Required task:
Leave out the pictures and set down exactly the lines from the start of the listing through the one with "0.88, 0.894, 0.934, 0.946, 0.973, 0.98, 0.987, 0.995, 1.0, 1.0]", both included.

◆ ◆ ◆ ◆ ◆

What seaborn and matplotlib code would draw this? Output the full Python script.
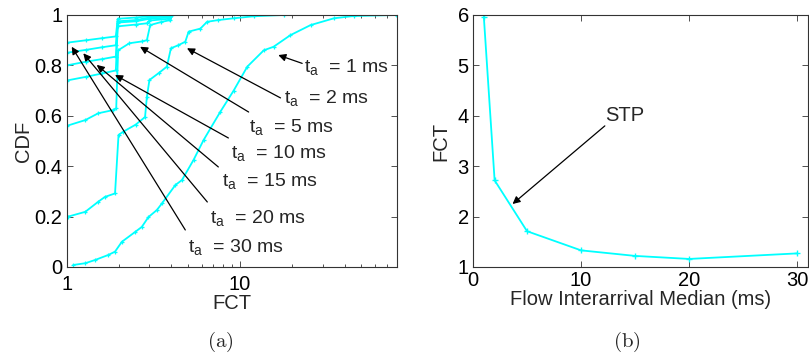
import numpy as np
import pandas as pd
import seaborn as sns
import matplotlib
matplotlib.use("Agg")
import matplotlib.pyplot as plt
from matplotlib.ticker import NullFormatter, FixedLocator, LogLocator

# CDF curves of flow completion time, one per interarrival median t_a
ta_labels = ["1", "2", "5", "10", "15", "20", "30"]

fct_1 = [1.09, 1.28, 1.46, 1.74, 1.90, 2.08, 2.48, 2.71, 2.96, 3.31, 3.54, 4.23, 4.62,
         5.39, 6.16, 7.69, 9.18, 11.0, 13.7, 15.6, 19.5, 25.5, 34.8, 45.2, 80]
cdf_1 = [0.008, 0.015, 0.028, 0.048, 0.061, 0.10, 0.139, 0.159, 0.198, 0.226, 0.252, 0.325, 0.345,
         0.425, 0.504, 0.616, 0.70, 0.795, 0.86, 0.874, 0.92, 0.96, 0.987, 0.996, 1.0]

fct_2 = [1.02, 1.28, 1.52, 1.66, 1.90, 1.99, 2.12, 2.5, 2.83, 2.90, 3.0, 3.4, 3.78, 3.99,
         4.4, 4.83, 5.05, 5.9, 6.45, 7.5, 9.2, 12, 17.8, 80]
cdf_2 = [0.20, 0.219, 0.259, 0.278, 0.292, 0.524, 0.537, 0.565, 0.595, 0.675, 0.742, 0.77, 0.795, 0.868,
         0.88, 0.894, 0.934, 0.946, 0.973, 0.98, 0.987, 0.995, 1.0, 1.0]

fct_5 = [1.0, 1.28, 1.52, 1.86, 1.93, 1.98, 2.3, 2.71, 2.9, 3.03, 3.5, 3.96, 4.05, 80]
cdf_5 = [0.56, 0.583, 0.61, 0.623, 0.63, 0.86, 0.888, 0.895, 0.90, 0.96, 0.972, 0.98, 1.0, 1.0]

fct_10 = [1.0, 1.3, 1.6, 1.92, 1.97, 2.5, 2.9, 3.0, 3.9, 4.0, 80]
cdf_10 = [0.74, 0.755, 0.768, 0.78, 0.955, 0.962, 0.967, 0.978, 0.985, 1.0, 1.0]

fct_15 = [1.0, 1.3, 1.6, 1.92, 1.97, 2.5, 3.0, 3.9, 4.0, 80]
cdf_15 = [0.80, 0.815, 0.825, 0.835, 0.97, 0.975, 0.985, 0.99, 1.0, 1.0]

fct_20 = [1.0, 1.3, 1.6, 1.92, 1.97, 2.5, 3.0, 3.9, 4.0, 80]
cdf_20 = [0.85, 0.862, 0.872, 0.88, 0.975, 0.98, 0.99, 0.995, 1.0, 1.0]

fct_30 = [1.0, 1.3, 1.6, 1.92, 1.97, 2.5, 3.0, 3.9, 4.0, 80]
cdf_30 = [0.89, 0.90, 0.908, 0.915, 0.985, 0.99, 0.995, 0.998, 1.0, 1.0]

# arrow tip / tail and label position (data coords) for each t_a
tip_x = [16.6, 4.94, 2.65, 1.90, 1.49, 1.247, 1.069]
tip_y = [0.841, 0.868, 0.874, 0.762, 0.802, 0.848, 0.874]
tail_x = [22.8, 17.1, 11.2, 8.56, 7.49, 6.47, 4.83]
tail_y = [0.808, 0.671, 0.615, 0.512, 0.397, 0.258, 0.147]
lab_x = [23.4, 17.9, 11.3, 8.85, 7.85, 6.7, 5.0]
lab_y = [0.774, 0.65, 0.537, 0.432, 0.323, 0.174, 0.061]

# right panel: median FCT vs interarrival median
interarrival = [1, 2, 5, 10, 15, 20, 30]
median_fct = [5.97, 2.72, 1.71, 1.33, 1.22, 1.16, 1.27]

sns.set_style("ticks")
plt.rcParams["font.family"] = ["Liberation Sans", "DejaVu Sans"]
plt.rcParams["mathtext.default"] = "regular"
plt.rcParams["mathtext.fontset"] = "custom"
plt.rcParams["mathtext.rm"] = "Liberation Sans"
plt.rcParams["mathtext.it"] = "Liberation Sans"
plt.rcParams["xtick.direction"] = "in"
plt.rcParams["ytick.direction"] = "in"

fig = plt.figure(figsize=(8.09, 3.63), dpi=100)
ax1 = fig.add_axes([66.7 / 809, 96 / 363, 330 / 809, 252 / 363])
ax2 = fig.add_axes([473 / 809, 96 / 363, 335 / 809, 252 / 363])

fs = 14.5
fs_note = 14
cyan = "#00ffff"

curves = [(fct_1, cdf_1), (fct_2, cdf_2), (fct_5, cdf_5), (fct_10, cdf_10),
          (fct_15, cdf_15), (fct_20, cdf_20), (fct_30, cdf_30)]
for xs, ys in curves:
    sns.lineplot(x=xs, y=ys, ax=ax1, color=cyan, lw=1.3, marker="+", markersize=3.5,
                 markeredgewidth=0.9, markeredgecolor=cyan, estimator=None, sort=False)

ax1.set_xscale("log")
ax1.set_xlim(1, 80)
ax1.set_ylim(0, 1)
ax1.xaxis.set_major_locator(FixedLocator([1, 10]))
ax1.set_xticklabels(["1", "10"])
ax1.xaxis.set_minor_locator(LogLocator(base=10, subs=np.arange(2, 10)))
ax1.xaxis.set_minor_formatter(NullFormatter())
ax1.set_yticks([0, 0.2, 0.4, 0.6, 0.8, 1])
ax1.set_yticklabels(["0", "0.2", "0.4", "0.6", "0.8", "1"])
ax1.set_xlabel("FCT", fontsize=fs, labelpad=0)
ax1.set_ylabel("CDF", fontsize=fs, labelpad=1)

for i, lab in enumerate(ta_labels):
    ax1.annotate("", xy=(tip_x[i], tip_y[i]), xytext=(tail_x[i], tail_y[i]),
                 arrowprops=dict(arrowstyle="-|>", color="black", lw=0.9,
                                 mutation_scale=11, shrinkA=0, shrinkB=0))
    ax1.text(lab_x[i], lab_y[i], r"$t_a$  = " + lab + " ms", fontsize=fs_note,
             ha="left", va="baseline")

sns.lineplot(x=interarrival, y=median_fct, ax=ax2, color=cyan, lw=1.3, marker="+",
             markersize=5, markeredgewidth=1.0, markeredgecolor=cyan,
             estimator=None, sort=False)
ax2.set_xlim(0, 31)
ax2.set_ylim(1, 6)
ax2.set_xticks([0, 10, 20, 30])
ax2.set_yticks([1, 2, 3, 4, 5, 6])
ax2.set_xlabel("Flow Interarrival Median (ms)", fontsize=fs, labelpad=0)
ax2.set_ylabel("FCT", fontsize=fs, labelpad=5)
ax2.annotate("", xy=(3.66, 2.25), xytext=(12.2, 3.80),
             arrowprops=dict(arrowstyle="-|>", color="black", lw=0.9,
                             mutation_scale=11, shrinkA=0, shrinkB=0))
ax2.text(12.2, 3.90, "STP", fontsize=fs, ha="left", va="baseline")

for ax in (ax1, ax2):
    ax.tick_params(which="both", top=True, right=True, labelsize=fs, pad=3,
                   colors="#333333", labelcolor="black")
    ax.tick_params(which="major", length=4, width=0.6)
    ax.tick_params(which="minor", length=2.5, width=0.6)
    for sp in ax.spines.values():
        sp.set_visible(True)
        sp.set_linewidth(0.8)
        sp.set_color("#333333")
ax1.tick_params(axis="x", which="both", pad=6)

fig.text(220 / 809, 1 - 342 / 363, r"$\mathrm{(a)}$", fontsize=15, ha="center",
         va="center", math_fontfamily="cm")
fig.text(627 / 809, 1 - 342 / 363, r"$\mathrm{(b)}$", fontsize=15, ha="center",
         va="center", math_fontfamily="cm")

fig.savefig("out.png", dpi=100)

◆ ◆ ◆ ◆ ◆

Solution for this task:
What seaborn and matplotlib code would draw this? Output the full Python script.
import numpy as np
import pandas as pd
import seaborn as sns
import matplotlib
matplotlib.use("Agg")
import matplotlib.pyplot as plt
from matplotlib.ticker import NullFormatter, FixedLocator, LogLocator

# CDF curves of flow completion time, one per interarrival median t_a
ta_labels = ["1", "2", "5", "10", "15", "20", "30"]

fct_1 = [1.09, 1.28, 1.46, 1.74, 1.90, 2.08, 2.48, 2.71, 2.96, 3.31, 3.54, 4.23, 4.62,
         5.39, 6.16, 7.69, 9.18, 11.0, 13.7, 15.6, 19.5, 25.5, 34.8, 45.2, 80]
cdf_1 = [0.008, 0.015, 0.028, 0.048, 0.061, 0.10, 0.139, 0.159, 0.198, 0.226, 0.252, 0.325, 0.345,
         0.425, 0.504, 0.616, 0.70, 0.795, 0.86, 0.874, 0.92, 0.96, 0.987, 0.996, 1.0]

fct_2 = [1.02, 1.28, 1.52, 1.66, 1.90, 1.99, 2.12, 2.5, 2.83, 2.90, 3.0, 3.4, 3.78, 3.99,
         4.4, 4.83, 5.05, 5.9, 6.45, 7.5, 9.2, 12, 17.8, 80]
cdf_2 = [0.20, 0.219, 0.259, 0.278, 0.292, 0.524, 0.537, 0.565, 0.595, 0.675, 0.742, 0.77, 0.795, 0.868,
         0.88, 0.894, 0.934, 0.946, 0.973, 0.98, 0.987, 0.995, 1.0, 1.0]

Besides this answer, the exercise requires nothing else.